In order to obtain a marketing authorisation for a medicinal product in more than one EU Member State, one of the European authorisation procedures must be followed. Both the mutual recognition and decentralised procedure are based on the principle of recognition by one or more Member States (the Concerned Member State(s)) of the assessment of the medicinal product by another Member State (the Reference Member State). A Concerned Member State may not refuse this recognition of the assessment unless it has objections on the grounds of a potentially serious risk to public health.
Furthermore, applications for a marketing authorisation for generic medicinal products are not required to submit a complete file. An applicant may refer to the complete file of the reference medicinal product (originator product) when the data exclusivity of the reference product has lapsed; the abridged procedure. When an application for a marketing authorisation has been submitted through the abridged procedure, the generic product must either be a true generic (article 10(1) of Directive 2001/83/EG as amended) or the application must be a hybrid application (article 10(3) of Directive 2001/83/EG as amended). In the latter case, the hybrid application must contain additional results of clinical and/or non-clinical research; so-called bridging studies.

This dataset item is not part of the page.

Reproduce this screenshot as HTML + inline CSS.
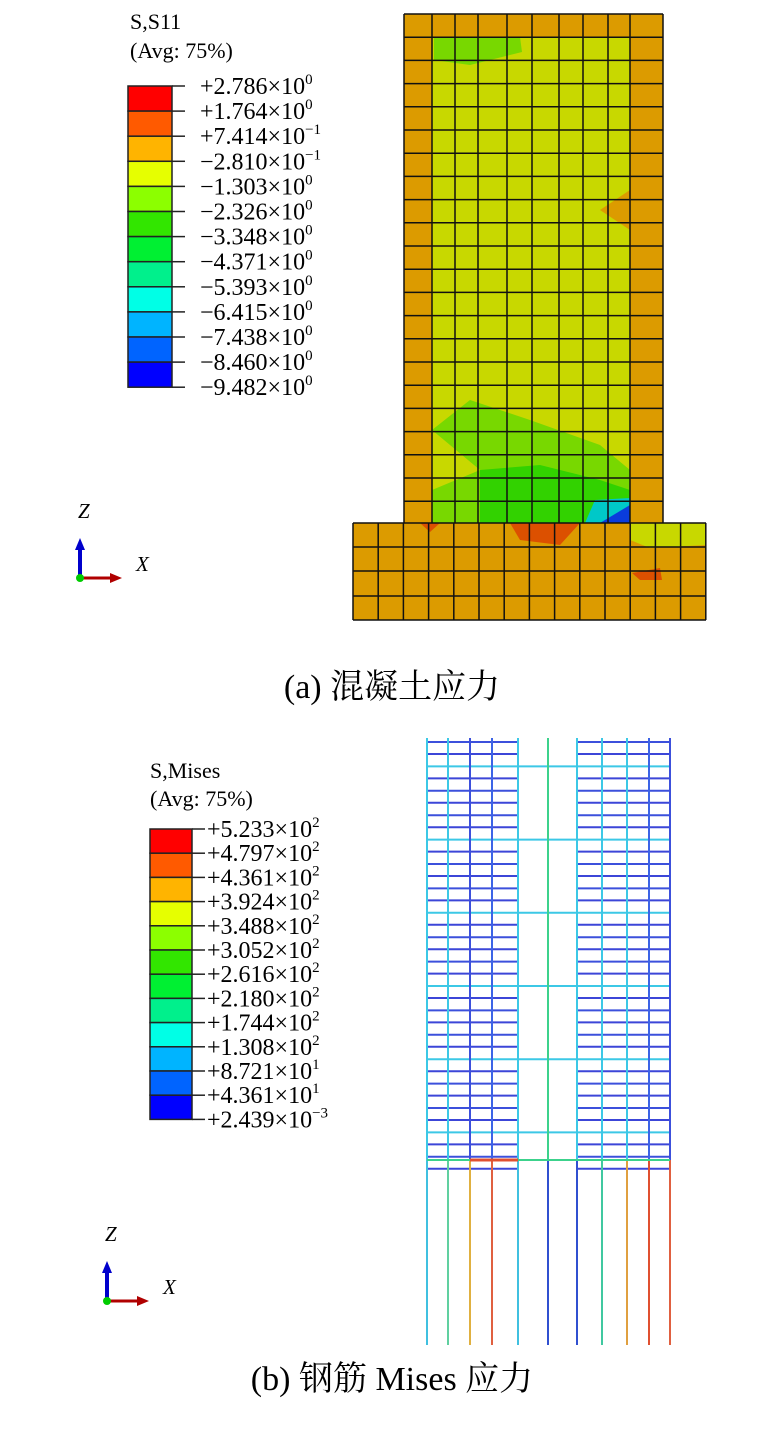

In two recent procedures before the Administrative Courts in the Netherlands (Court Breda 02 February 2011, LJN:BP5365, UCB Pharma v. MEB and Pharmachemie and Court Arnhem 11 February 2011, LJN:BP9060, Novartis Pharma v. MEB and Actavis) objections were made against the granting of a marketing authorisation for generic medicinal products. The Dutch Medicines Evaluation Board (MEB) was the Concerned Member State in both cases.

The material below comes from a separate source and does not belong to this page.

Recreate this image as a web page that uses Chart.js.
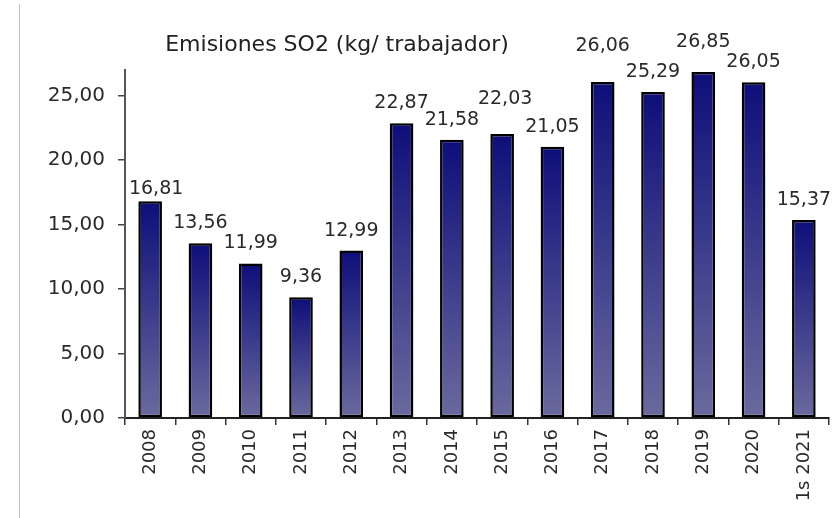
<!DOCTYPE html>
<html>
<head>
<meta charset="utf-8">
<script src="https://cdn.jsdelivr.net/npm/chart.js@4/dist/chart.umd.min.js"></script>
<style>
  html, body { margin: 0; padding: 0; background: #ffffff; }
  #wrap { width: 832px; height: 518px; position: relative; }
</style>
</head>
<body>
<div id="wrap"><canvas id="c" width="832" height="518"></canvas></div>
<script>
// ---- data ----
const categories = ['2008','2009','2010','2011','2012','2013','2014','2015','2016','2017','2018','2019','2020','1s 2021'];
const emisionesSO2 = [16.81, 13.56, 11.99, 9.36, 12.99, 22.87, 21.58, 22.03, 21.05, 26.06, 25.29, 26.85, 26.05, 15.37];
const yTicks = [0, 5, 10, 15, 20, 25];
const chartTitle = 'Emisiones SO2 (kg/ trabajador)';

// label placement tweaks (pixels, as in the reference's manual label positions)
const labelLift   = [-8, 0, 0, 0, 0, 0, 0, 15, 0, 16, 0, 10, 0, 0];
const labelShiftX = [ 6, 0, 0, 0, 0, 0, 0, 3, 0, 0, 0, 0, 0, 0];

const FONT = '"DejaVu Sans", Verdana, sans-serif';
const fmt = v => v.toFixed(2).replace('.', ',');

function barGradient(ctx) {
  const chart = ctx.chart;
  const y = chart.scales && chart.scales.y;
  if (ctx.type !== 'data' || !y || !chart.chartArea) return '#2a2a84';
  const top = y.getPixelForValue(ctx.raw);
  const bottom = y.getPixelForValue(0);
  if (!isFinite(top) || !isFinite(bottom) || top === bottom) return '#2a2a84';
  const g = chart.ctx.createLinearGradient(0, top, 0, bottom);
  g.addColorStop(0, '#0e0e7a');
  g.addColorStop(1, '#6a6a9e');
  return g;
}

const extras = {
  id: 'extras',
  beforeDraw(chart) {
    const c = chart.ctx;
    c.save();
    c.strokeStyle = '#c4c4c4';
    c.lineWidth = 1;
    c.beginPath();
    c.moveTo(19.5, 4);
    c.lineTo(19.5, 518);
    c.stroke();
    c.restore();
  },
  afterDatasetsDraw(chart) {
    const c = chart.ctx;
    const meta = chart.getDatasetMeta(0);
    c.save();
    c.font = '19px ' + FONT;
    c.fillStyle = '#2a2a2a';
    c.textAlign = 'center';
    c.textBaseline = 'alphabetic';
    meta.data.forEach((bar, i) => {
      const v = emisionesSO2[i];
      c.fillText(fmt(v), bar.x + labelShiftX[i], bar.y - 15 - labelLift[i]);
    });
    // title
    c.font = '22px ' + FONT;
    c.fillStyle = '#222222';
    c.fillText(chartTitle, 337, 51);
    c.restore();
  }
};

new Chart(document.getElementById('c'), {
  type: 'bar',
  data: {
    labels: categories,
    datasets: [{
      data: emisionesSO2,
      backgroundColor: barGradient,
      borderColor: '#000000',
      borderWidth: 2.5,
      borderSkipped: false,
      barPercentage: 0.47,
      categoryPercentage: 1.0
    }]
  },
  options: {
    responsive: false,
    animation: false,
    devicePixelRatio: 1,
    layout: { padding: { top: 70, right: 3, bottom: 0, left: 0 } },
    plugins: {
      legend: { display: false },
      title: { display: false },
      tooltip: { enabled: false }
    },
    scales: {
      x: {
        offset: true,
        afterFit: s => { s.height = 100; },
        grid: {
          offset: true,
          drawOnChartArea: false,
          drawTicks: true,
          tickLength: 7,
          color: '#333333',
          lineWidth: 1.5
        },
        border: { display: true, color: '#222222', width: 2 },
        ticks: {
          minRotation: 90,
          maxRotation: 90,
          padding: 4,
          color: '#2a2a2a',
          font: { family: FONT, size: 18 }
        }
      },
      y: {
        min: 0,
        max: 27,
        afterFit: s => { s.width = 125; },
        afterBuildTicks: s => { s.ticks = yTicks.map(v => ({ value: v })); },
        grid: {
          drawOnChartArea: false,
          drawTicks: true,
          tickLength: 7,
          color: '#444444',
          lineWidth: 1.5
        },
        border: { display: true, color: '#555555', width: 2 },
        ticks: {
          padding: 13,
          color: '#2a2a2a',
          font: { family: FONT, size: 20 },
          callback: v => fmt(v)
        }
      }
    }
  },
  plugins: [extras]
});
</script>
</body>
</html>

The Dutch courts were of the opinion that the assessment margin of the Concerned Member State to reject the assessment report of the Reference Member State partly or entirely is limited as a result of article 29 of Directive 2001/83/EC as amended (which governs the referral procedure to the coordination group in case of grounds of potential serious risk to public health). The Concerned Member State can only refuse the approval of the assessment report of the Reference Member State when there is a valid reason to assume that the medicinal product presents a serious risk for public health.
This is apparent from the purpose of the procedure laid down in title III, chapter 4 of the Directive (which governs the mutual recognition procedure and the decentralised procedure), the binding formulation of article 28(4)(5) (which governs the approval of the assessment and the adoption of a decision by the Concerned Member States in a mutual recognition and decentralised procedure), and article 29(1) of the Directive. The explanation of the court is also, in accordance with the purpose of the Directive, to eliminate the obstacles to free movement of medicinal products in the European Community and to prevent needless duplication of tests and trials. Both the mutual recognition procedure and the decentralised procedure are based on the principle of recognition of the assessment which has already been done by another member state, the Reference Member State.

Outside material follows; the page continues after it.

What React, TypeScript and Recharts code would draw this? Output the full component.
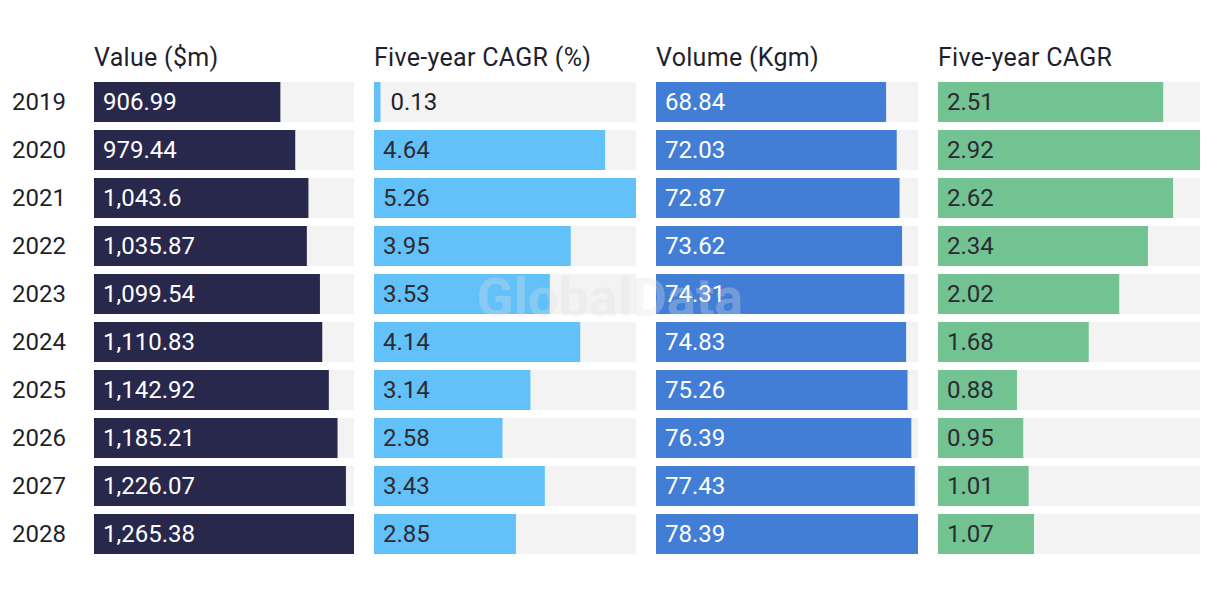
import React from 'react';
import { BarChart, Bar, XAxis, YAxis, LabelList } from 'recharts';

const years = ['2019', '2020', '2021', '2022', '2023', '2024', '2025', '2026', '2027', '2028'];
const marketValue = [906.99, 979.44, 1043.6, 1035.87, 1099.54, 1110.83, 1142.92, 1185.21, 1226.07, 1265.38];
const valueCagr = [0.13, 4.64, 5.26, 3.95, 3.53, 4.14, 3.14, 2.58, 3.43, 2.85];
const marketVolume = [68.84, 72.03, 72.87, 73.62, 74.31, 74.83, 75.26, 76.39, 77.43, 78.39];
const volumeCagr = [2.51, 2.92, 2.62, 2.34, 2.02, 1.68, 0.88, 0.95, 1.01, 1.07];
const headings = ['Value ($m)', 'Five-year CAGR (%)', 'Volume (Kgm)', 'Five-year CAGR'];

const FONT = 'Roboto, "Noto Sans", sans-serif';

const fmt = (v: number) => v.toLocaleString('en-US', { maximumFractionDigits: 2 });

type Panel = {
  title: string;
  values: number[];
  color: string;
  textColor: string;
  left: number;
  width: number;
  showYears: boolean;
};

const panels: Panel[] = [
  { title: headings[0], values: marketValue, color: '#28284c', textColor: '#ffffff', left: 0, width: 354, showYears: true },
  { title: headings[1], values: valueCagr, color: '#63c1f9', textColor: '#2b2b33', left: 374, width: 262, showYears: false },
  { title: headings[2], values: marketVolume, color: '#427ed6', textColor: '#ffffff', left: 656, width: 262, showYears: false },
  { title: headings[3], values: volumeCagr, color: '#72c292', textColor: '#2b2b33', left: 938, width: 262, showYears: false },
];

const YearTick = (props: any) => {
  const { y, payload } = props;
  return (
    <text x={12} y={y} dy="0.32em" fill="#1f1f2e" fontSize={24} fontFamily={FONT} textAnchor="start">
      {payload.value}
    </text>
  );
};

const makeLabel = (textColor: string) => (props: any) => {
  const { x, y, width, height, value } = props;
  const inside = width > 60;
  return (
    <text
      x={inside ? x + 9 : x + width + 10}
      y={y + height / 2}
      dy="0.32em"
      fill={inside ? textColor : '#1f1f2e'}
      fontSize={24}
      fontFamily={FONT}
      textAnchor="start"
    >
      {fmt(Number(value))}
    </text>
  );
};

export default function App() {
  return (
    <div style={{ position: 'absolute', left: 0, top: 0, width: 1220, height: 596, background: '#ffffff', fontFamily: FONT, overflow: 'hidden' }}>
      {panels.map((p, i) => {
        const data = years.map((yr, k) => ({ year: yr, v: p.values[k] }));
        const yW = p.showYears ? 94 : 0;
        return (
          <React.Fragment key={i}>
            <div
              style={{
                position: 'absolute',
                left: p.left + yW,
                top: 43,
                fontSize: 25,
                letterSpacing: '0.3px',
                lineHeight: '30px',
                color: '#1f1f2e',
                whiteSpace: 'nowrap',
              }}
            >
              {p.title}
            </div>
            <div style={{ position: 'absolute', left: p.left, top: 78 }}>
              <BarChart
                width={p.width}
                height={480}
                data={data}
                layout="vertical"
                margin={{ top: 0, right: 0, bottom: 0, left: 0 }}
              >
                <XAxis type="number" hide domain={[0, 'dataMax']} />
                <YAxis
                  type="category"
                  dataKey="year"
                  width={yW}
                  hide={!p.showYears}
                  axisLine={false}
                  tickLine={false}
                  tick={<YearTick />}
                  interval={0}
                />
                <Bar dataKey="v" fill={p.color} barSize={40} background={{ fill: '#f3f3f3' }} isAnimationActive={false}>
                  <LabelList dataKey="v" content={makeLabel(p.textColor)} />
                </Bar>
              </BarChart>
            </div>
          </React.Fragment>
        );
      })}
      <div
        style={{
          position: 'absolute',
          left: 0,
          width: 1220,
          top: 266,
          textAlign: 'center',
          fontSize: 54,
          fontWeight: 700,
          lineHeight: '64px',
          color: 'rgba(225,225,225,0.3)',
          pointerEvents: 'none',
          fontFamily: FONT,
        }}
      >
        GlobalData
      </div>
    </div>
  );
}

The European Court of Justice (ECJ) has judged in the Synthon judgment of 16 October 2008 (Case C-452/06) (the ‘Synthon Judgement’) that each Member State has to assess whether the application for a marketing authorisation fulfils the validity criteria as set out in article 28 of Directive 2001/83/EC as amended. However, the validation of this information and the scientific assessment of the application is to be done by the Reference Member State and the Concerned Member State shall need to accept this.
The Court Breda has added in more detail to the Synthon Judgment, expressing that, with regard to a generic application, the Concerned Member State cannot independently assess whether the bridging data is sufficient, or whether the file protection (data exclusivity) of the reference medicinal product has been violated.
The Court Breda in addition states, in line with the Synthon Judgment, that a Concerned Member State solely assesses - on the basis of the assessment report of the Reference Member State - whether there is a serious risk to public health. The assessment margin of the Concerned Member State is therefore very limited. The other member states must rely on the conclusions and the scientific assessment which the Reference Member State has performed. Also the Court Arnhem concludes that the assessment margin of the Concerned Member State is limited to whether there is a serious risk to public health.
The Courts came to the final decision in both cases, that given the fact that there is no potential serious risk to public health, the granting of the generic marketing authorisations by the Dutch MEB was justified and the marketing authorisations remain valid in the Netherlands.